■ **PROBLEM STATEMENT**: Leave out the pictures and retype only the lines from the opening line to the line that holds "import * as d3 from 'd3';", both ends included.

■ **SOURCE MATERIAL**:
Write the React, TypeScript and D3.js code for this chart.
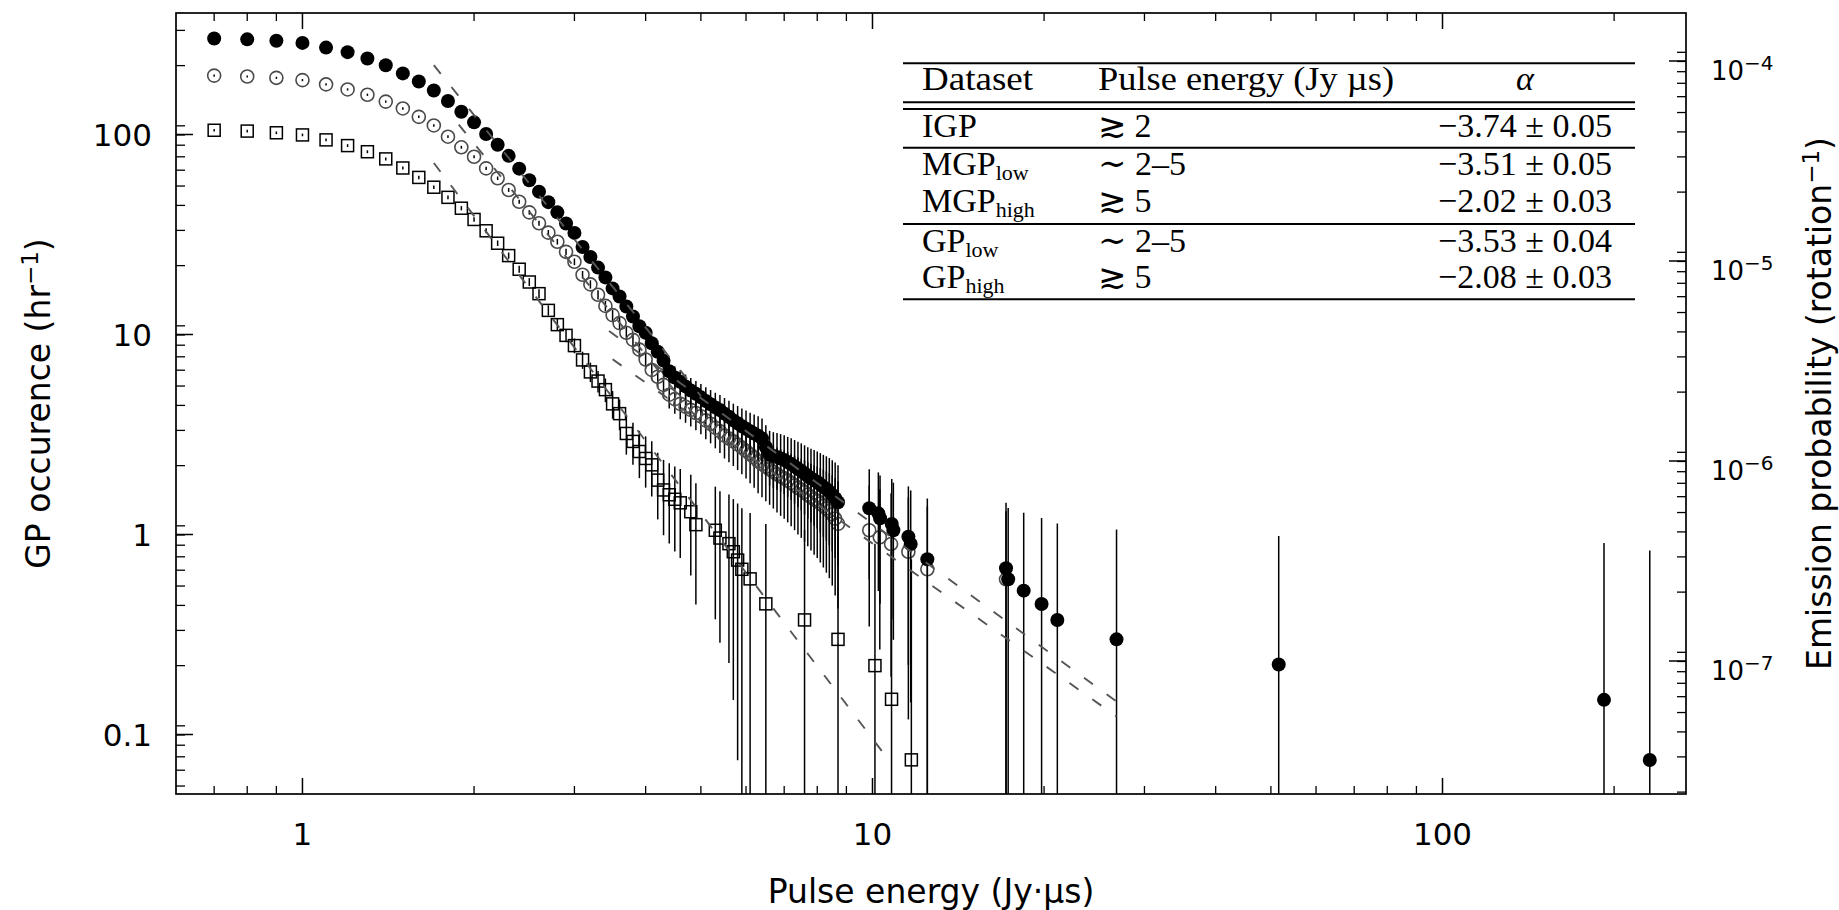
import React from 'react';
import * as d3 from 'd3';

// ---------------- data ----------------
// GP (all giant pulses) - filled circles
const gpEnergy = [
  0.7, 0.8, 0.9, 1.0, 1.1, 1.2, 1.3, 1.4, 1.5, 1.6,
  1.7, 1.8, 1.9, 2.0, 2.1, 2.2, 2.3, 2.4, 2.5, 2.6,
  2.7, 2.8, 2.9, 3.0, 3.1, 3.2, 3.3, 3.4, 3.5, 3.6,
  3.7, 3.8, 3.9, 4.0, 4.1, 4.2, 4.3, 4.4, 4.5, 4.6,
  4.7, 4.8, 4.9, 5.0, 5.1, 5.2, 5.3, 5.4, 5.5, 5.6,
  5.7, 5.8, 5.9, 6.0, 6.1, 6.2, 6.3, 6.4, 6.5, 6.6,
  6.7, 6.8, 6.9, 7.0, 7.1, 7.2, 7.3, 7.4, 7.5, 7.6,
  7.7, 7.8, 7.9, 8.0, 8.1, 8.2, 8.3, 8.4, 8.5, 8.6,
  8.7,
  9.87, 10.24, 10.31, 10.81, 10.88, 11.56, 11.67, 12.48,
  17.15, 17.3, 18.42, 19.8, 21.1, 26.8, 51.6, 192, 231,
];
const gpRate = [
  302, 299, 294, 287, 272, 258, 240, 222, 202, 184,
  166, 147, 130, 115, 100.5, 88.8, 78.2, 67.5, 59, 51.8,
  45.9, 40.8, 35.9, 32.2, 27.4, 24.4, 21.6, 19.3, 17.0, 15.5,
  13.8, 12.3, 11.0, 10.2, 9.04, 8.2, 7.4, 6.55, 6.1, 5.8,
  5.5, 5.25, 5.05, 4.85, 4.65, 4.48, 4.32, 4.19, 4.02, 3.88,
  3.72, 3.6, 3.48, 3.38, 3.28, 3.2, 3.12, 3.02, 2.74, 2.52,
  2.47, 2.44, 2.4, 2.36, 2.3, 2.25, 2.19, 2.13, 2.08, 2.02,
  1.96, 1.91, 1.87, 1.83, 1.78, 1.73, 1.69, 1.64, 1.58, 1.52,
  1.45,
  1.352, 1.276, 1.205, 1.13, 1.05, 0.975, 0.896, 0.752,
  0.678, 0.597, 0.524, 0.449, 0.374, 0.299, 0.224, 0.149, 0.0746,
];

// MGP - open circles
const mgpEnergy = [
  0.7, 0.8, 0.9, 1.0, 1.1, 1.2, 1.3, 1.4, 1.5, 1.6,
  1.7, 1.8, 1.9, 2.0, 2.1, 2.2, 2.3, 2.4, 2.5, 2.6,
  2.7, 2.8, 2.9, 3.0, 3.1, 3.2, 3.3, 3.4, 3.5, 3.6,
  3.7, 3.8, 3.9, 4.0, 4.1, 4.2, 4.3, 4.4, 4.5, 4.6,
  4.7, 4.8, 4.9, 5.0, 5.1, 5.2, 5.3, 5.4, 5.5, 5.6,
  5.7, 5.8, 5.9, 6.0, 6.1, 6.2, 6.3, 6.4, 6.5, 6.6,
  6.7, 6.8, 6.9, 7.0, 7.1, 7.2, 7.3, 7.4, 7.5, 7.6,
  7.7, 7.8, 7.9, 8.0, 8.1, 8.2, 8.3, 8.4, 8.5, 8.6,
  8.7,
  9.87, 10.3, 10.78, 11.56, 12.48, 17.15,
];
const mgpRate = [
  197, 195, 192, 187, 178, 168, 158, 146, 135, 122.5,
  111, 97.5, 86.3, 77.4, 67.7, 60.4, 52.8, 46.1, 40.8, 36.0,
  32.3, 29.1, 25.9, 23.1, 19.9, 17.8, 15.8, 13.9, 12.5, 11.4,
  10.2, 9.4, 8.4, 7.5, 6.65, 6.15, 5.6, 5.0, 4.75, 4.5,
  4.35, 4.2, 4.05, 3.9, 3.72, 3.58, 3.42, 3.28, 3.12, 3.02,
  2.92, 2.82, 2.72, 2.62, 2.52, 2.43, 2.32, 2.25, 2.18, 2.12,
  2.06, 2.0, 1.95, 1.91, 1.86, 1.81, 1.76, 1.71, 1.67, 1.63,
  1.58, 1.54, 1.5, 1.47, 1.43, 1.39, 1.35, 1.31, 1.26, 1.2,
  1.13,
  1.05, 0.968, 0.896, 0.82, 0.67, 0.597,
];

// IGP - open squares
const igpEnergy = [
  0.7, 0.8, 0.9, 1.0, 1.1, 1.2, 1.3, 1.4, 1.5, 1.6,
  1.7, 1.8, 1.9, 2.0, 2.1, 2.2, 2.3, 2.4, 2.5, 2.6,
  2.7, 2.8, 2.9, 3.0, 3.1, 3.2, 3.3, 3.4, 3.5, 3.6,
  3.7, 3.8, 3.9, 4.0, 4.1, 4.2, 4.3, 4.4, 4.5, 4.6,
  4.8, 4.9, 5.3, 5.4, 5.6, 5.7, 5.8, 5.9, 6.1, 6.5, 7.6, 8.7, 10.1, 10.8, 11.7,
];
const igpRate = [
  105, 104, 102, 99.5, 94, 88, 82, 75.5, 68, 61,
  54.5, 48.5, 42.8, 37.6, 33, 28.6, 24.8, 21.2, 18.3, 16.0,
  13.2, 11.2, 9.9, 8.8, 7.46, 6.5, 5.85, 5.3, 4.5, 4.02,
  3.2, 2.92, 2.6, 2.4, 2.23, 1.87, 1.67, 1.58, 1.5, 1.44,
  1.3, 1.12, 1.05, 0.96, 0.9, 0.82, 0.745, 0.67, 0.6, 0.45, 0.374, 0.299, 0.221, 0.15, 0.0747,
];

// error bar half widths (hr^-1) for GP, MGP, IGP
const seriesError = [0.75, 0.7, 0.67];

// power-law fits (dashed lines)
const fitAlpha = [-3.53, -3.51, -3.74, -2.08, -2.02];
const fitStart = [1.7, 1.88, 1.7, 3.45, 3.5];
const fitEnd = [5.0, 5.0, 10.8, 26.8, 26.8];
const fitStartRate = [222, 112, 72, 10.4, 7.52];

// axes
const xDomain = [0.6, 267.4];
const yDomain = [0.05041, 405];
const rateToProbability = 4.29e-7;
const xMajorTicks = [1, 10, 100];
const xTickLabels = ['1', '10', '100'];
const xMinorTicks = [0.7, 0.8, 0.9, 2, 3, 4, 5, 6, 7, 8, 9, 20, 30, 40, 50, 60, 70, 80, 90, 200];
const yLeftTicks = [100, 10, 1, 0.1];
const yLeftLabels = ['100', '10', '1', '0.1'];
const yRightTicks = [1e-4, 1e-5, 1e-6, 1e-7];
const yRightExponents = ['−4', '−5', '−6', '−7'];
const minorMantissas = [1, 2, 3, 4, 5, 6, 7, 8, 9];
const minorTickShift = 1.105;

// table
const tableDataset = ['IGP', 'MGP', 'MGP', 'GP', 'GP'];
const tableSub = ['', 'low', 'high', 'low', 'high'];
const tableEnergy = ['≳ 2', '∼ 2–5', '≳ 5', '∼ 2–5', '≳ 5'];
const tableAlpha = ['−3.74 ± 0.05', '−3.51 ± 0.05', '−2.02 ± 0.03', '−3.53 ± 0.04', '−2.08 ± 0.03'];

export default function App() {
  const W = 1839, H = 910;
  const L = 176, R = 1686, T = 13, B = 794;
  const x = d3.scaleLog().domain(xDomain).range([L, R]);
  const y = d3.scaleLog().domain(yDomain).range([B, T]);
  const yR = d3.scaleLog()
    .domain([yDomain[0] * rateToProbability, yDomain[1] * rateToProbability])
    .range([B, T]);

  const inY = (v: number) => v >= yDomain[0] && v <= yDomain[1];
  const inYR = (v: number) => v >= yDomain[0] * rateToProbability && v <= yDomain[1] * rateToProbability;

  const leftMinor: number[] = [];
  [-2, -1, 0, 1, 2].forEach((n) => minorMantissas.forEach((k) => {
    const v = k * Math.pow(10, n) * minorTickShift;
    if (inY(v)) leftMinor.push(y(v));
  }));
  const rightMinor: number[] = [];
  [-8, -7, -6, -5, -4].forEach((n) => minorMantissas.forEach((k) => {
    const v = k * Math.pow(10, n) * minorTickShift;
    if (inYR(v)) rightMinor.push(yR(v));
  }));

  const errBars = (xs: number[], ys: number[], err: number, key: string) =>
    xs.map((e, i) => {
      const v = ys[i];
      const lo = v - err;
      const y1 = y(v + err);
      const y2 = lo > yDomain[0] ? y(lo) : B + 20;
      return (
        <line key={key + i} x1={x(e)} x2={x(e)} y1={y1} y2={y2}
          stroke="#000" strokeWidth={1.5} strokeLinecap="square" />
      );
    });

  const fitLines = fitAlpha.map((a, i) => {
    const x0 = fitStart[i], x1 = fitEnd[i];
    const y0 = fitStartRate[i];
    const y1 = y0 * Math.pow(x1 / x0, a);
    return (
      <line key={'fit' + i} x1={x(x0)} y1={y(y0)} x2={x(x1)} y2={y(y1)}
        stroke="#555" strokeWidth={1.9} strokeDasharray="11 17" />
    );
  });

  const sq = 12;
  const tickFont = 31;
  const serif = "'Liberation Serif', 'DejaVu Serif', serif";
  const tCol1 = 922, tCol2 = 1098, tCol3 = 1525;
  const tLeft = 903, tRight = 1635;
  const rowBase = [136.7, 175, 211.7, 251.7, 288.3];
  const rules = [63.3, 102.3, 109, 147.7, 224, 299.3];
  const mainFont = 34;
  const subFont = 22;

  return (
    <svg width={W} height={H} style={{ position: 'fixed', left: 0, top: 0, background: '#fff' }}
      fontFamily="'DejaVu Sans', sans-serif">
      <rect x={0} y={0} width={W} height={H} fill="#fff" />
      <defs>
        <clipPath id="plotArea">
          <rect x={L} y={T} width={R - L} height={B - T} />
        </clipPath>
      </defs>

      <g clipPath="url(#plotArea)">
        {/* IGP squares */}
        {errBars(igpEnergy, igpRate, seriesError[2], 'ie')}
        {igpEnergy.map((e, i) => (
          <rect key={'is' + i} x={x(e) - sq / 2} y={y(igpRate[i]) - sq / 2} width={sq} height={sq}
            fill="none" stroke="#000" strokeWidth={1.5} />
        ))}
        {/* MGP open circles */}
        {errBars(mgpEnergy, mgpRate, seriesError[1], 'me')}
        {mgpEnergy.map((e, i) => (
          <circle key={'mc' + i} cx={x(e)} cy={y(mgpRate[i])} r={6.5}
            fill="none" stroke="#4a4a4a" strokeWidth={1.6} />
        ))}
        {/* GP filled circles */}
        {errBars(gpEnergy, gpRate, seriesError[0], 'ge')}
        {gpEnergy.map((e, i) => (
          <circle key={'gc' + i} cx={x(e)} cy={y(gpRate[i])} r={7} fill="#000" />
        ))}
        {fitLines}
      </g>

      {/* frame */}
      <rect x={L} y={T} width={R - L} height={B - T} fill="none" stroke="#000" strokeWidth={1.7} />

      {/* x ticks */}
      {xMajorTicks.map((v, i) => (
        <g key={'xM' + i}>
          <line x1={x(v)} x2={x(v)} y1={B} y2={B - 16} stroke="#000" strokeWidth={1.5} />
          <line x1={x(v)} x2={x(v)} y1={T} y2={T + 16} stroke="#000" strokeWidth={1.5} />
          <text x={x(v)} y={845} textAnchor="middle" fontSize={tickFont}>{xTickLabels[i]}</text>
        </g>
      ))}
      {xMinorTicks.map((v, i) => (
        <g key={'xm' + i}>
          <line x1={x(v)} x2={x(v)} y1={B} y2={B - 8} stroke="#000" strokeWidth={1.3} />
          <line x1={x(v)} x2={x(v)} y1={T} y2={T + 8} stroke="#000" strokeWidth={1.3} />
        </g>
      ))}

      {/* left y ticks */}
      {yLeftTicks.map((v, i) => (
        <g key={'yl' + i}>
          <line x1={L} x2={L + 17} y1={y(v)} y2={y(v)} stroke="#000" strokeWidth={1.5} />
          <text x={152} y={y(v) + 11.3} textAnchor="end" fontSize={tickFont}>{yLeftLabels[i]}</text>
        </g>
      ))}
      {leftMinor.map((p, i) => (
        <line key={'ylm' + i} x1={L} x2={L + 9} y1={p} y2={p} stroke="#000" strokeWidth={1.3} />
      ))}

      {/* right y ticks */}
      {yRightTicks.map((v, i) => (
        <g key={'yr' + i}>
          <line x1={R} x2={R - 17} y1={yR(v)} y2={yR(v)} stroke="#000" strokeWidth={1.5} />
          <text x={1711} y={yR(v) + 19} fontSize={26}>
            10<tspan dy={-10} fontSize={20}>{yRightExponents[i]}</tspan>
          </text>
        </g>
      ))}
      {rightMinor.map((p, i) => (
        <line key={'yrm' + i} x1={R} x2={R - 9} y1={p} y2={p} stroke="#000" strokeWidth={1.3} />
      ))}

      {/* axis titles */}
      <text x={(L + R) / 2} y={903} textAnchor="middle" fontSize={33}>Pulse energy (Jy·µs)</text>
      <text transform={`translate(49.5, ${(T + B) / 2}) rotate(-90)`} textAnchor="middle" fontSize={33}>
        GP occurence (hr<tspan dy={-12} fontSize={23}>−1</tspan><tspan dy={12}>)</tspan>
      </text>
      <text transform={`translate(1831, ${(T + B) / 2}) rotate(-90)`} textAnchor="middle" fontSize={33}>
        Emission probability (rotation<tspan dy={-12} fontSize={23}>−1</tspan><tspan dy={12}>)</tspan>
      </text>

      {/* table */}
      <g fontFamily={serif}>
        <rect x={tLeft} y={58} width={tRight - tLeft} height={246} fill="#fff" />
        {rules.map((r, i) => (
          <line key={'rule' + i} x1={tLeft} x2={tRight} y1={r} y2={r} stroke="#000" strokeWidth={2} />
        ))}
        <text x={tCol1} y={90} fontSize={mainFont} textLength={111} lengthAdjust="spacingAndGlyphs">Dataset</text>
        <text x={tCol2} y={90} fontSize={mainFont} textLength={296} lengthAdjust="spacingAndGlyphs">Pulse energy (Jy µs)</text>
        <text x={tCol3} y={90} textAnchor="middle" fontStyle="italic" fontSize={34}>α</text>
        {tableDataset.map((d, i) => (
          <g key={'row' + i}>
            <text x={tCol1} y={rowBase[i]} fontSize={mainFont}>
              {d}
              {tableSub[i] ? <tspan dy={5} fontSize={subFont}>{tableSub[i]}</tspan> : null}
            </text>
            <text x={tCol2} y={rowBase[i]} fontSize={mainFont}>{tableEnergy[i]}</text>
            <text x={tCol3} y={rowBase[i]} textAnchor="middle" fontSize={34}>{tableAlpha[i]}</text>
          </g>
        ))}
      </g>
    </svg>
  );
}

■ **RESULT OF THE TASK**:
Write the React, TypeScript and D3.js code for this chart.
import React from 'react';
import * as d3 from 'd3';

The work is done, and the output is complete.